Benson went on to produce 10 mysteries starring Wade Paris, a guy who once dreamed of becoming a doctor but is now an investigator with the Massachusetts State Police. “Deeply human, he abhors corruption and violence,” says Wikipedia. Paris made his initial appearance in 1951’s Alibi at Dusk; Lily in Her Coffin (1952), shown atop this post, was the fourth entry in that series, following Stamped for Murder. Target in Taffeta (1953) and The Blonde in Black (1953) are probably the other two best-known Paris yarns.

In 1953’s The Venus Death (shown below), Benson introduced a second fictional protagonist, again with the Massachusetts State Police: rookie uniformed Trooper Ralph Lindsay. “[J]ust as morally upright as Wade Paris …, he often teams up with veteran Joe Sewell. He considers his work essential,” Wikipedia notes, “because the militia is a kind of shield that protects society.” Lindsay featured in half a dozen more books, concluding with Seven Steps East in 1959.

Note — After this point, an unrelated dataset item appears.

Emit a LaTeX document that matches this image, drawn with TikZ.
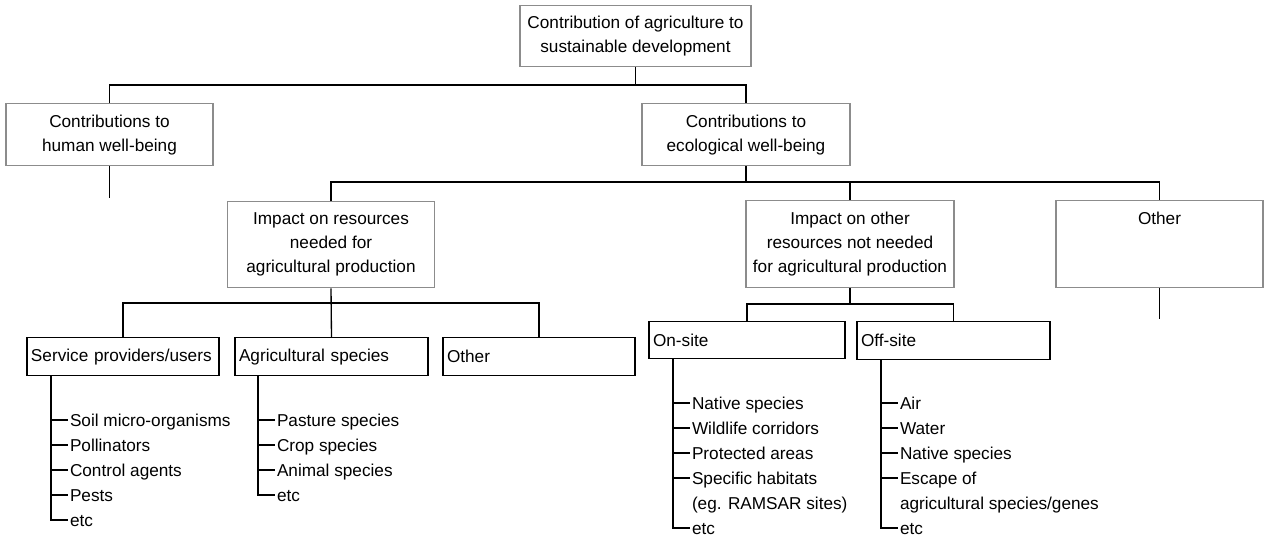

In addition to his two series, Benson published a couple of other books: The Black Mirror (1957), which built around yet another state trooper, this one being Detective Sergeant Peter Bradford; and The Frightened Ladies (1959), a compilation of two novelettes. The cover at the bottom of this post comes from the 1962 Bantam paperback edition of The Frightened Ladies, with artwork by Hooks.

Ben Benson (not to be confused with O.G. “Ben” Benson, the author of Cain’s Woman) reportedly died of a heart attack.